Plant a tree or even a hedge
Winter is the best time for tree planting but you need to choose a day when the ground is not frozen! Choose trees or hedge plants such as hawthorn, rowan and holly as these will provide berries for birds in winter as well as places to nest in the Spring.
Feed the badgers
Badgers don’t actually hibernate during the winter, they just sleep a lot. If you see a badger during daylight hours it is a sign that food is especially scarce. Either way you can help out badgers during the winter time by leaving them cereal-based dog food, lightly cooked meat, cheese, unsalted peanuts or seasonal fruits.

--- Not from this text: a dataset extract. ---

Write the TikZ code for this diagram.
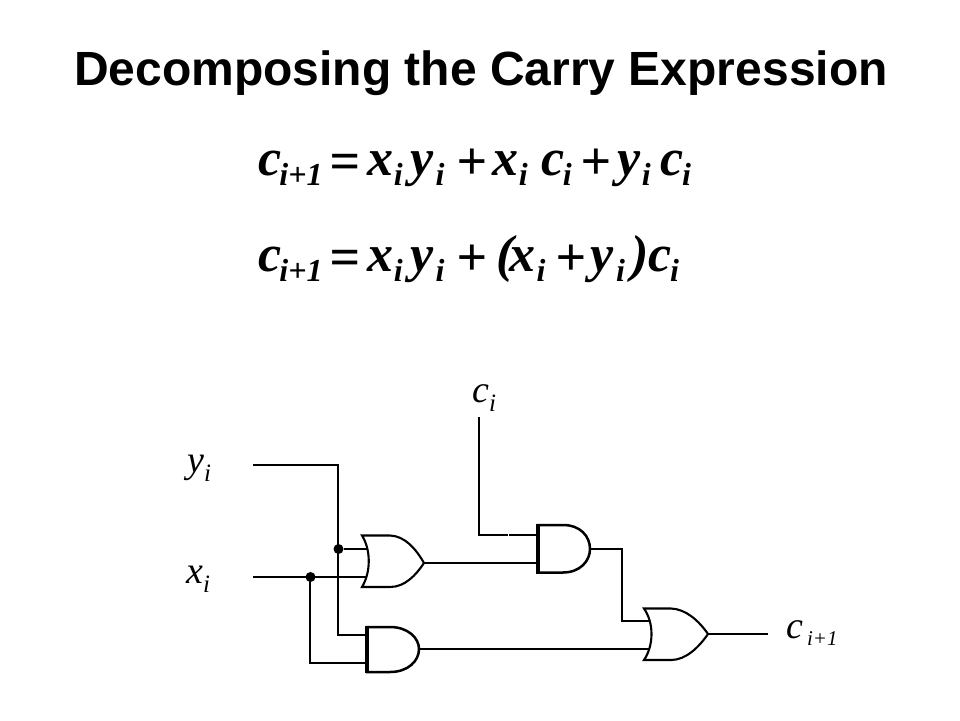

Help out disoriented squirrels
Squirrels depend on landmarks to remember where they’ve buried their food. If you’ve done any landscaping in your garden- or even enthusiastic pruning- help them out by leaving out some extra supplies. The RSPCA recommends “hazelnuts, walnuts and almonds, plus some chopped apple, beans, carrots or spinach.”
Melt your frozen pond
Go about this carefully though, to avoid startling animals living under the ice. If you throw hot water on the pond and crack right through you can scare or shock any fish or frogs living under the ice. It is recommended to place the bottom of a hot pot of water on the ice to slowly melt through and allow the build up of gasses underneath to escape.